0 (Leonardo Fibonacci)
1 (My cousin Coluccio)
1 (Coluccio’s peasant girlfriend)
2 (My cousin Bartolino, Coluccio’s girlfriend’s sister whose name I can’t remember)
3 (Mazetto the Algerian philosopher, both Guglielmo brothers)
5 (Bertuccia, young Amerigo , those two skanks from Sardinia, Pope Innocent III)
Etc.

By following this sequence out to thirty or more positions, it is empirically shown that I have become asymptotically close to sharing crotch space with every living person in Italy.

Q.E.D.”

A Math-ive Heart Attack
Nearly a thousand more years have passed, and I have discovered an entirely new application for the Golden Ratio… human relationships. First, you have to know that the ratio is an irrational number, slightly less than 3:2. The theory is as follows: Over the course of a lifetime, everyone can expect to break approximately 2 hearts and have their own heart broken 3 times. Recall that the ratio is more important then the actual numbers. I suspect that if you dwell enough on your own experience with doomed love affairs, you’ll probably agree.

Individuals who deviate from the Golden Ratio in either direction detract from the goodness and balance of the world, either by becoming too bigheaded or too pitiful. 

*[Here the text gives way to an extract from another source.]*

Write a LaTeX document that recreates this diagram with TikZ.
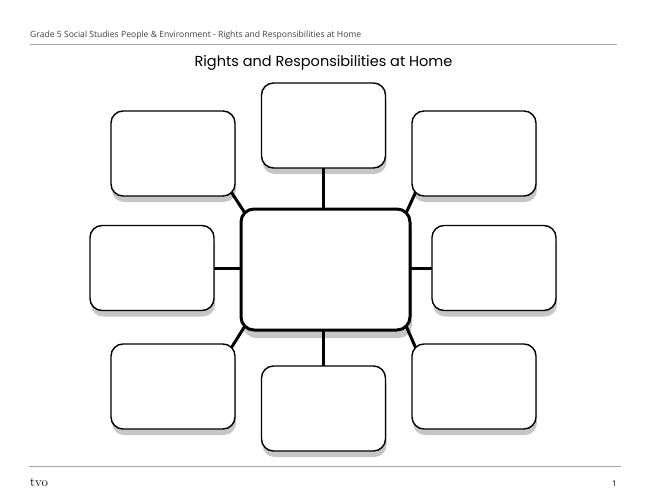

In a closed system, upholding this 2:3 ratio would be a mathematical impossibility. How can everyone in world receive more heartbreak than they bestow? It works because the population is expanding, and the number of new heartbreaker-eligible individuals exceeds the number of people that retire from the system each year. It’s basically a giant pyramid scheme of unrequited love. The system breaks down in communities that fail to expand continuously, such as China. We all recognize this as a human rights violation, even if we don’t know why. It’s the dearth of new heartbreakers.